When an idea or a thing is repeated throughout a text, and it is used in a symbolic manner, it is a motif. Motifs in literary works help writers create mood, and help them to highlight important ideas and themes that emerge throughout the work.
In To Kill a Mockingbird, there are many "small town" images and values represented. For example, there is a school play, where Scout and her classmates represent the various agricultural products of the county. There is a comforting scene with neighbors gathering after a fire. Things move "slowly" and people have nowhere to go and nothing to do.
In Romeo and Juliet, light and darkness are recurring motifs that underscore the love of Romeo and Juliet, as well as the hate of their families and their impending death. Romeo refers to Juliet as "the sun." Also, as Romeo realizes he must flee Verona and Juliet, the following quotation refers to dark and light: "More light and light it grows; more dark and dark our woes."
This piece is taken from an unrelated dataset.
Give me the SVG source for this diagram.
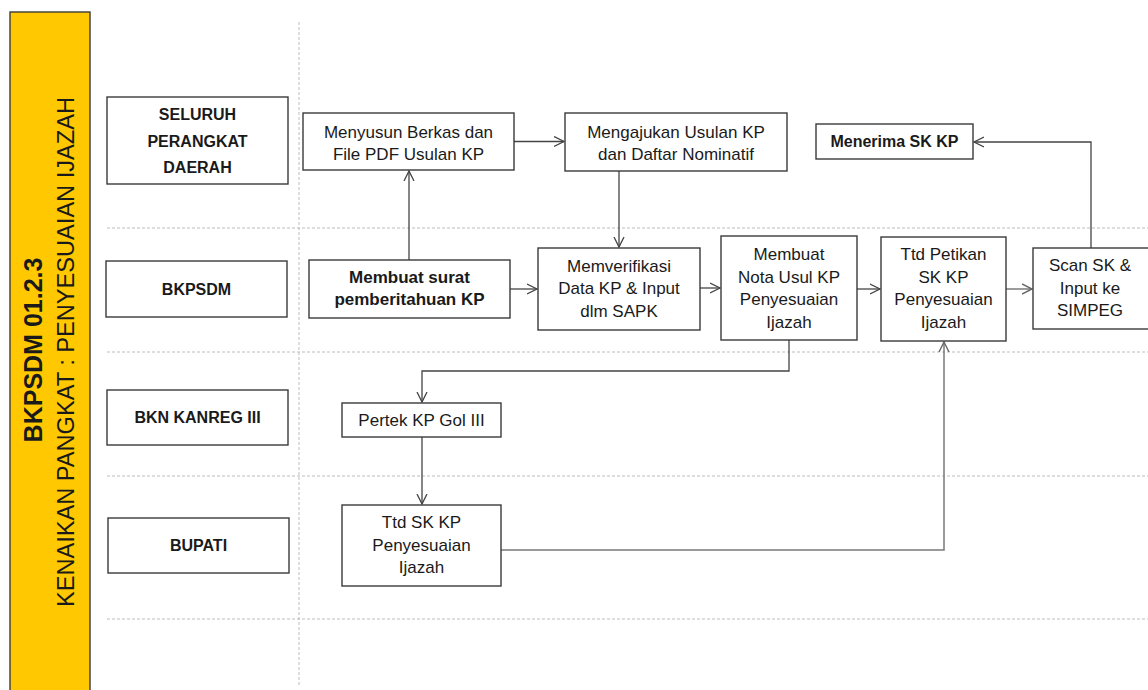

In Macbeth, there is a repeated motif of prophecy and foretelling. There are the three witches, who serve as a motif, and they foretell that Macbeth will be king, but then they also foretell Macbeth's death in a veiled way-alluding to the killing of Macbeth by MacDuff and that Banquo's heirs will be kings.
A common motif in fairy tales is the wicked stepmother. In Cinderella, the wicked stepmother forces Cinderella to clean house and will not allow her to go to the prince's ball. In Snow White, the wicked stepmother hates Snow White because of her beauty and plots to kill her.